Freitag, 30. August 2024

3760 Knallende Autotüren

 



7:41 a.m. Eine Kreissäge schneidet von Ferne elegisch in den Werktagmorgen. Eine Taube ruft herein, nachdem sich der Verkehrs- und Arbeitslärm etwas gelegt hat. Die Sonne offenbart die Trübnis am Glas der schon lange nicht mehr geputzten Fenster. Auf der Straße unten bewegen sich nur vereinzelt Autos. Die Säulengleditschien bewegen sich nicht. Ein Fußgänger, eine Fußgängerin tauchen unabhängig voneinander kurz in meinem Gesichtsfeld auf und verschwinden wieder im weiten uneinsichtigen Universum. Ein weißer Lieferwagen rollt breitbeinig und selbstbewußt vorbei (von hoch oben schaut alles etwas anders aus). Autos und Passanten werden mehr. Meine Frau kommt in mein Exilzimmer, steigt bis zum Sichtkontakt die Leiter herauf und wirft mir Küsse zu, dann steigt sie wieder hinunter und geht ihrer Arbeit nach. Ich betrachte das von ihr gemalte Landschaftsbild vom Ennstal, das oben am Klavier lehnt, und es berührt mich sehr. Ich nehme mir vor, heute die Fenster zu putzen. (Hat er nicht gemacht – der Tipper als Verräter.) Ein Motorrad wird gestartet – ich höre es, aber sehe es nicht – und gleichzeitig fährt ein Fahrradfahrer flott die Straße herunter – ich sehe ihn, aber höre ihn nicht.
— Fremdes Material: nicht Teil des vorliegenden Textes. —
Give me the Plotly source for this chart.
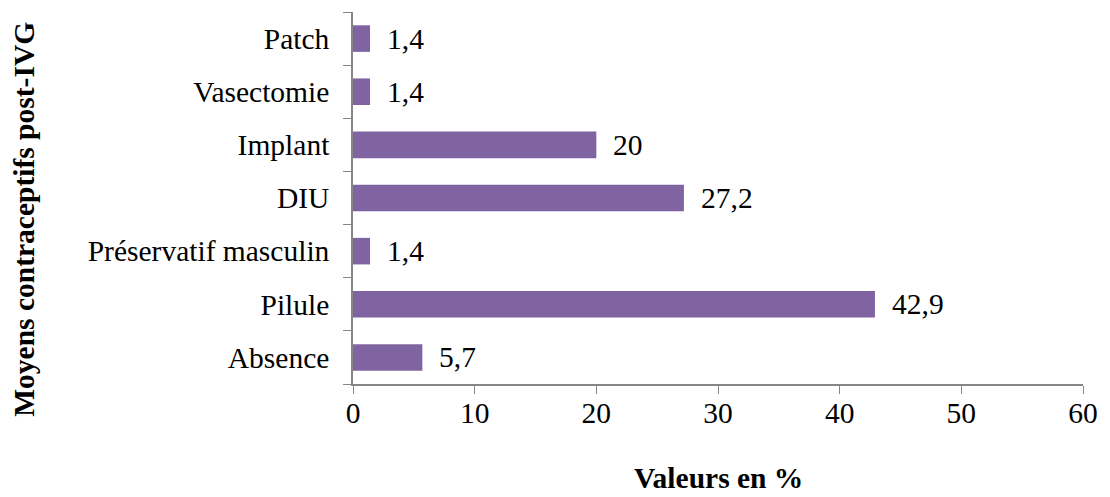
import plotly.graph_objects as go

categories = ["Absence", "Pilule", "Préservatif masculin", "DIU", "Implant", "Vasectomie", "Patch"]
values = [5.7, 42.9, 1.4, 27.2, 20, 1.4, 1.4]
x_ticks = [0, 10, 20, 30, 40, 50, 60]

labels = [f"{v:g}".replace(".", ",") for v in values]

FONT = "Liberation Serif, Times New Roman, serif"
AXIS = "#868686"
FS = 29.5

fig = go.Figure()
fig.add_trace(go.Bar(
    x=values, y=categories, orientation="h",
    marker=dict(color="#8064A2", line=dict(width=0)),
    hoverinfo="skip",
))

for v, c, t in zip(values, categories, labels):
    fig.add_annotation(x=v, y=c, text=t, showarrow=False, xanchor="left",
                       xshift=15, font=dict(family=FONT, size=FS, color="black"))

fig.add_annotation(text="<b>Valeurs en %</b>", xref="paper", yref="paper",
                   x=0.5, y=-0.301, xanchor="center", yanchor="bottom", showarrow=False,
                   font=dict(family=FONT, size=FS, color="black"))
fig.add_annotation(text="<b>Moyens contraceptifs post-IVG</b>", xref="paper", yref="paper",
                   x=-0.451, y=0.4435, xanchor="center", yanchor="middle", showarrow=False,
                   textangle=-90, font=dict(family=FONT, size=FS, color="black"))

fig.update_layout(
    width=1110, height=497,
    margin=dict(l=353, r=21, t=12, b=113),
    paper_bgcolor="white", plot_bgcolor="white",
    bargap=0.5, showlegend=False,
    font=dict(family=FONT, size=FS, color="black"),
    xaxis=dict(range=[0, 60], tickvals=x_ticks, ticks="outside", ticklen=8,
               tickcolor=AXIS, showline=True, linecolor=AXIS, linewidth=1.5,
               showgrid=False, zeroline=False, tickfont=dict(size=FS),
               ticklabelstandoff=-6),
    yaxis=dict(categoryorder="array", categoryarray=categories, ticks="outside",
               tickson="boundaries", ticklen=8, tickcolor=AXIS, showline=True,
               linecolor=AXIS, linewidth=1.5, showgrid=False, zeroline=False,
               tickfont=dict(size=FS), range=[-0.5, 6.5], ticklabelstandoff=16),
)

fig.write_html("out.html", config={"displayModeBar": False},
               post_script="document.body.style.margin='0';document.body.style.overflow='hidden';")
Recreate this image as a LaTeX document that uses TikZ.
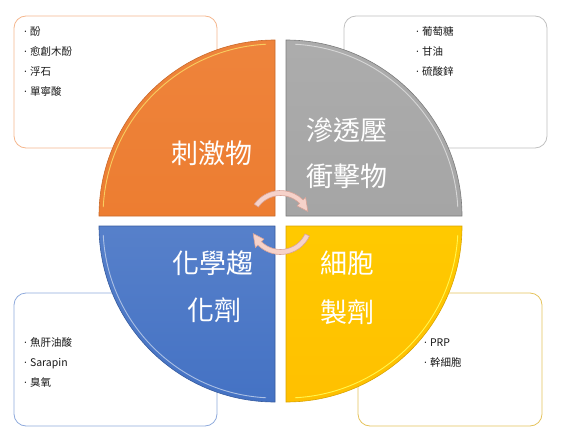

Manche Fußgänger kommen mir wie Wanderer vor und das gefällt mir; Wanderer, das ist ein so schönes Bild und Gleichnis. Der Lärm von Baumaschinen wird vom Zittern der sonnenbeschienen Spinnweben am Fenster begleitet. Eine Familie mit Kleinkindern rollt ihre Koffer über die Straße. Eine Kehrmaschine (kehrt um! Kehrt um! Das Ende ist nah!) unterlegt akustisch mehrere knallende Autotüren (kein brauchbarer Zugang zum Selbst! Und dieser Lärm kann die bösen, herbeigerufenen Geister nicht mehr vertreiben!). (Der Ausschnitt, den ich sehen kann, ist klein.) Meine Frau schiebt ihren sechssitzigen Krippenwagen Richtung Augarten; kurz habe ich ihre Gestalten unter den Bäumen durchs Laub hindurch gesehen. Jetzt wird es hier plötzlich ganz still, bevor wieder Autotüren zu knallen beginnen und Tauben zu rufen.